Quick Highlights:
- RBI cuts repo rate, lowering borrowing costs for banks.
- Home loan interest rates may decline in the coming weeks.
- Borrowers on floating-rate loans likely to see EMI reduction soon.
- Real estate demand expected to rise after the rate cut.
RBI Repo Rate Cut: What It Means for Home Loan Interest Rates
The Reserve Bank of India’s latest repo rate cut has once again shifted attention toward EMIs, borrowing costs, and home loan affordability. For millions of borrowers, even a small rate cut can make a meaningful difference in monthly repayment and long-term financial planning. With this move, banks are expected to gradually pass on the benefit to customers, especially those with floating-rate home loans.
What Is the Repo Rate and Why It Matters
The repo rate is the rate at which the RBI lends money to commercial banks. When this rate is reduced, banks borrow at a lower cost, and this often translates into lower lending rates for retail customers. Home loans, which usually span 15–30 years, are especially sensitive to such changes.
A repo rate cut generally means:
- Lower home loan interest rates
- Reduced EMI burden
- More affordable borrowing for new buyers
- Better eligibility for higher loan amounts
How Much Can EMIs Reduce?

Most home loans today are linked to external benchmark rates that move directly with the RBI’s repo rate. When the central bank cuts rates, banks typically adjust their lending rates after the next scheduled reset.
A 25 bps repo rate cut may reduce EMIs by approximately:
- ₹750–₹1,200 per month on a ₹50-lakh loan
- ₹1.5 lakh–₹3 lakh in total interest savings over a long tenure
Borrowers with floating-rate loans benefit the most, while MCLR-based loans may take slightly longer to reflect changes.
Will All Banks Reduce Home Loan Rates Immediately?
Not all banks update their rates at the same time. The timing depends on the loan type, internal reset cycle, and linkage to benchmark rates. If your loan is already tied to a repo-linked lending rate, changes usually reflect faster.

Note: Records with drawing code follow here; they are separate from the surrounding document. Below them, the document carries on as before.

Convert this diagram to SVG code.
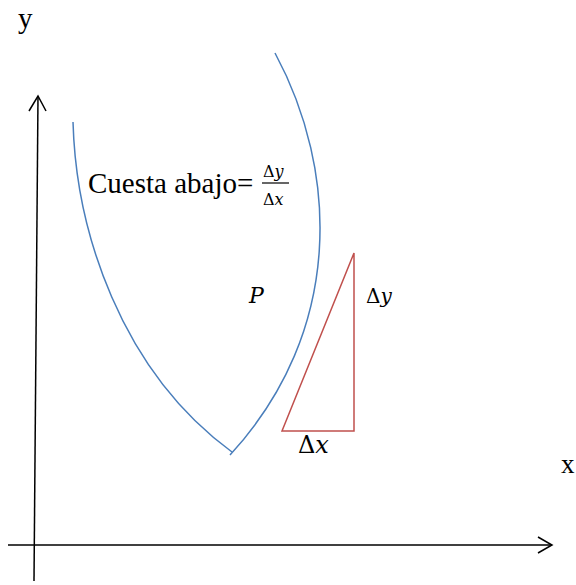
<svg xmlns="http://www.w3.org/2000/svg" width="576" height="585" viewBox="0 0 576 585">
<style>
.axis{stroke:#000;stroke-width:1.5;fill:none}
.curve{stroke:#4a7ebb;stroke-width:1.5;fill:none}
.tri{stroke:#c0504d;stroke-width:1.5;fill:none}
.t{font-family:'Liberation Serif','Times New Roman',Times,serif;fill:#000}
.m{font-family:'DejaVu Serif','Liberation Serif',serif;fill:#000}
</style>
<rect width="576" height="585" fill="#fff"/>
<g id="axes">
<line class="axis" x1="8" y1="545" x2="552" y2="545"/>
<polyline class="axis" points="538,537 552,545 538,553"/>
<line class="axis" x1="34" y1="581" x2="38" y2="96"/>
<polyline class="axis" points="29,111 38,96 46,111"/>
</g>
<g id="curve">
<path class="curve" d="M73,122 C76,230 120,370 232,452"/>
<path class="curve" d="M275,53 C338,170 345,330 230,455"/>
</g>
<g id="triangle">
<polygon class="tri" points="282,431 354,431 354,253"/>
</g>
<g id="labels">
<text class="t" x="18" y="28" font-size="29">y</text>
<text class="t" x="561" y="473" font-size="27">x</text>
<text class="t" x="88" y="193" font-size="29">Cuesta abajo=</text>
<text class="m" x="263" y="177" font-size="16">Δ<tspan font-style="italic">y</tspan></text>
<line x1="262" y1="183" x2="289" y2="183" stroke="#000" stroke-width="1.2"/>
<text class="m" x="263" y="205" font-size="16">Δ<tspan font-style="italic">x</tspan></text>
<text class="m" x="249" y="303" font-size="22" font-style="italic">P</text>
<text class="m" x="366" y="303" font-size="20">Δ<tspan font-style="italic">y</tspan></text>
<text class="m" x="298" y="453" font-size="24">Δ<tspan font-style="italic">x</tspan></text>
</g>
</svg>
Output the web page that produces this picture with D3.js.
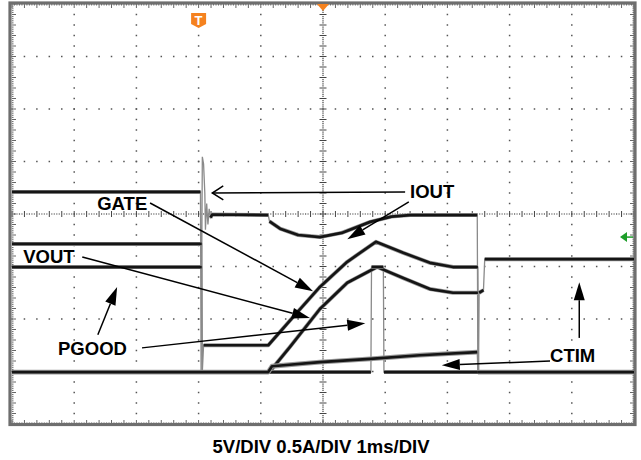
<!DOCTYPE html>
<html>
<head>
<meta charset="utf-8">
<script src="https://cdn.jsdelivr.net/npm/d3@7"></script>
<style>
  html, body { margin: 0; padding: 0; background: #fff; }
  svg { display: block; font-family: "Liberation Sans", Arial, sans-serif; }
</style>
</head>
<body>
<script>
'use strict';

// time in ms (1 ms/div), level in divisions from the bottom of the screen
let iout = [[0,4.42],[3.03,4.42],[3.04,1.0],[3.06,5.09],[3.08,4.95],[3.10,4.4],[3.11,3.7],[3.13,4.2],
  [3.15,3.8],[3.17,4.1],[3.19,3.93],[3.22,3.99],[4.12,3.98],[4.14,3.86],[4.31,3.72],[4.6,3.60],
  [4.95,3.56],[5.3,3.64],[5.76,3.85],[6.1,3.95],[6.4,3.98],[7.48,3.98],[7.49,1.0]];
let gate = [[0,3.43],[3.05,3.43],[3.06,1.0],[3.08,1.5],[4.12,1.5],[4.55,2.08],[4.95,2.61],[5.39,3.09],
  [5.85,3.47],[6.29,3.26],[6.72,3.07],[7.09,2.99],[7.49,2.99],[7.50,1.0]];
let vout = [[0,0.99],[4.12,0.99],[4.18,1.05],[4.47,1.47],[4.95,2.19],[5.39,2.69],[5.87,2.99],
  [6.29,2.78],[6.72,2.57],[7.09,2.50],[7.49,2.50],[7.50,0.99],[10,0.99]];
let pgood = [[0,2.99],[3.05,2.99],[3.06,0.99],[5.77,0.99],[5.78,2.99],[5.97,2.99],[5.98,0.99],
  [7.50,0.99],[7.51,2.50],[7.58,2.55],[7.60,3.14],[10,3.14]];
let ctim = [[0,0.99],[4.12,0.99],[4.18,1.10],[4.95,1.18],[5.76,1.24],[6.56,1.31],[7.48,1.37],
  [7.49,0.99],[10,0.99]];

let labels = ["IOUT", "GATE", "VOUT", "PGOOD", "CTIM"];
let labelPos = [[6.40,4.30],[1.37,4.07],[0.18,3.06],[0.74,1.32],[8.65,1.18]];
// arrows: [from, to, filled]
let arrows = [
  [[6.32,4.42],[3.22,4.40],false],
  [[6.38,4.23],[5.39,3.52],true],
  [[2.22,4.21],[4.84,2.53],true],
  [[1.13,3.18],[4.79,2.02],true],
  [[1.38,1.70],[1.69,2.61],true],
  [[2.09,1.45],[5.68,1.92],true],
  [[9.12,1.64],[9.12,2.70],true],
  [[8.65,1.20],[6.91,1.12],true]
];
let caption = "5V/DIV 0.5A/DIV 1ms/DIV";
let triggerTime = 3.0;
let greenLevel = 3.56;

let svg = d3.select("body").append("svg")
  .attr("width", 641)
  .attr("height", 460);

let x = d3.scaleLinear().domain([0, 10]).range([12, 634]);
let y = d3.scaleLinear().domain([0, 8]).range([424, 4]);

drawGrid();
drawTraces();
drawMarkers();
drawNotes();

function drawGrid() {
  let g = svg.append("g").attr("fill", "#555");

  // dotted division lines
  for (let i = 1; i < 10; i++) {
    if (i === 5) continue;
    for (let k = 0; k <= 40; k++) {
      g.append("rect").attr("x", x(i) - 0.75).attr("y", y(k / 5) - 0.75)
        .attr("width", 1.5).attr("height", 1.5);
    }
  }
  for (let j = 1; j < 8; j++) {
    if (j === 4) continue;
    for (let k = 0; k <= 50; k++) {
      g.append("rect").attr("x", x(k / 5) - 0.75).attr("y", y(j) - 0.75)
        .attr("width", 1.5).attr("height", 1.5);
    }
  }

  // centre axes with minor ticks
  let c = svg.append("g").attr("stroke", "#444").attr("stroke-width", 1);
  for (let k = 0; k <= 250; k++) {
    let t = k / 25;
    let len = k % 5 === 0 ? 3 : 0.6;
    c.append("line").attr("x1", x(t)).attr("x2", x(t))
      .attr("y1", y(4) - len).attr("y2", y(4) + len)
      .attr("stroke-width", k % 5 === 0 ? 1 : 1.2);
    // border ticks top/bottom
    let bl = k % 5 === 0 ? 4 : 1.5;
    c.append("line").attr("x1", x(t)).attr("x2", x(t))
      .attr("y1", y(8)).attr("y2", y(8) + bl).attr("stroke", "#666");
    c.append("line").attr("x1", x(t)).attr("x2", x(t))
      .attr("y1", y(0)).attr("y2", y(0) - bl).attr("stroke", "#666");
  }
  for (let k = 0; k <= 200; k++) {
    let v = k / 25;
    let len = k % 5 === 0 ? 3.5 : 0.6;
    c.append("line").attr("y1", y(v)).attr("y2", y(v))
      .attr("x1", x(5) - len).attr("x2", x(5) + len)
      .attr("stroke-width", k % 5 === 0 ? 1 : 1.2);
    let bl = k % 5 === 0 ? 4 : 1.5;
    c.append("line").attr("y1", y(v)).attr("y2", y(v))
      .attr("x1", x(0)).attr("x2", x(0) + bl).attr("stroke", "#666");
    c.append("line").attr("y1", y(v)).attr("y2", y(v))
      .attr("x1", x(10)).attr("x2", x(10) - bl).attr("stroke", "#666");
  }

  // screen frame
  svg.append("rect")
    .attr("x", x(0) - 2).attr("y", y(8) - 1)
    .attr("width", x(10) - x(0) + 3).attr("height", y(0) - y(8) + 1.5)
    .attr("fill", "none").attr("stroke", "#6e6e6e").attr("stroke-width", 3.2);
}

// split a trace into runs; near-vertical steps are drawn thin and grey
function runs(points) {
  let out = [];
  let cur = [points[0]];
  for (let i = 1; i < points.length; i++) {
    let dx = Math.abs(x(points[i][0]) - x(points[i - 1][0]));
    if (dx < 1.6) {
      if (cur.length > 1) out.push(cur);
      cur = [points[i]];
    } else {
      cur.push(points[i]);
    }
  }
  if (cur.length > 1) out.push(cur);
  return out;
}

function drawTraces() {
  let line = d3.line().x(d => x(d[0])).y(d => y(d[1]));
  let traces = [iout, gate, vout, pgood, ctim];
  let g = svg.append("g").attr("fill", "none");

  traces.forEach(tr => {
    g.append("path").attr("d", line(tr))
      .attr("stroke", "#8a8a8a").attr("stroke-width", 1.3);
  });
  traces.forEach((tr, i) => {
    runs(tr).forEach(r => {
      g.append("path").attr("d", line(r))
        .attr("stroke", "#999").attr("stroke-width", i === 4 ? 4.8 : 4)
        .attr("stroke-linejoin", "round");
      g.append("path").attr("d", line(r))
        .attr("stroke", "#151515").attr("stroke-width", 2.7)
        .attr("stroke-linejoin", "round");
    });
  });
}

function drawMarkers() {
  // trigger position marker
  let tx = x(triggerTime);
  svg.append("path")
    .attr("d", `M${tx - 7.5},${13} h15 v11 l-7.5,4 l-7.5,-4 Z`)
    .attr("fill", "#f5821f");
  svg.append("text")
    .attr("x", tx).attr("y", 25)
    .attr("text-anchor", "middle")
    .attr("fill", "#fff")
    .attr("font-weight", "bold")
    .attr("font-size", 13)
    .text("T");

  // horizontal position marker at the top
  svg.append("path")
    .attr("d", `M${x(5) - 6},${y(8)} h12 l-6,7 Z`)
    .attr("fill", "#f5821f");

  // trigger level marker on the right
  let gy = y(greenLevel);
  svg.append("path")
    .attr("d", `M${x(10) - 14},${gy} l7,-5 v10 Z`)
    .attr("fill", "#1e9e2a");
  svg.append("line")
    .attr("x1", x(10) - 8).attr("x2", x(10) - 1)
    .attr("y1", gy).attr("y2", gy)
    .attr("stroke", "#1e9e2a").attr("stroke-width", 1.5);
}

function drawNotes() {
  let g = svg.append("g");

  arrows.forEach(a => {
    let x1 = x(a[0][0]), y1 = y(a[0][1]);
    let x2 = x(a[1][0]), y2 = y(a[1][1]);
    let ang = Math.atan2(y2 - y1, x2 - x1);
    let len = a[2] ? 18 : 11;
    let hw = a[2] ? 5.5 : 7;
    let bx = x2 - len * Math.cos(ang), by = y2 - len * Math.sin(ang);
    let px = -Math.sin(ang) * hw, py = Math.cos(ang) * hw;

    g.append("line")
      .attr("x1", x1).attr("y1", y1)
      .attr("x2", a[2] ? bx : x2).attr("y2", a[2] ? by : y2)
      .attr("stroke", "#000").attr("stroke-width", 1.5);

    if (a[2]) {
      g.append("path")
        .attr("d", `M${x2},${y2} L${bx + px},${by + py} L${bx - px},${by - py} Z`)
        .attr("fill", "#000");
    } else {
      g.append("path")
        .attr("d", `M${bx + px},${by + py} L${x2},${y2} L${bx - px},${by - py}`)
        .attr("fill", "none").attr("stroke", "#000").attr("stroke-width", 1.5);
    }
  });

  labels.forEach((lab, i) => {
    g.append("text")
      .attr("x", x(labelPos[i][0]))
      .attr("y", y(labelPos[i][1]))
      .attr("font-size", 18.5)
      .attr("font-weight", "bold")
      .attr("fill", "#000")
      .text(lab);
  });

  svg.append("text")
    .attr("x", 321)
    .attr("y", 453)
    .attr("text-anchor", "middle")
    .attr("font-size", 18.5)
    .attr("font-weight", "bold")
    .attr("fill", "#000")
    .text(caption);
}
</script>
</body>
</html>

Factors influencing the timeline include:
- Type of interest rate (floating or fixed)
- Loan benchmark (EBLR, MCLR, base rate)
- Borrower credit score
- Lender’s internal policy updates
Is This a Good Time to Take a Home Loan?
Lower interest rates often support better affordability for homebuyers. For new borrowers, this may be a suitable time to lock in a lower floating rate. Existing borrowers with higher interest rates may explore refinancing options to reduce their long-term burden.
Impact on the Housing and Real Estate Market

Repo rate cuts generally stimulate housing demand. With reduced EMIs, more buyers—especially in the mid-income and affordable segments—gain confidence to invest in property. Developers may also see improved traction in both ready-to-move and under-construction units.
Should You Switch Your Loan?
Borrowers paying significantly higher rates may consider switching to a repo-linked system or refinancing with another lender. Even a 0.50% difference in interest rates can offer considerable savings over long tenures.
Disclaimer
The information provided is for general understanding only. Interest rates vary by bank and loan type. Always check with your lender before making financial decisions.
FAQs
Does the repo rate cut automatically reduce my EMI?
If your loan is linked to the repo rate or EBLR, your EMI typically reduces after the next reset cycle.
How soon will home loan interest rates come down?
Banks may revise rates within days to weeks, depending on their policies and benchmark linkages.
Should I switch from fixed to floating rate?
Floating rates usually benefit more from repo rate cuts, but the decision depends on your risk preference and loan tenure.
Will this rate cut boost real estate demand?
Lower EMIs often encourage more homebuyers, contributing to increased demand in key markets.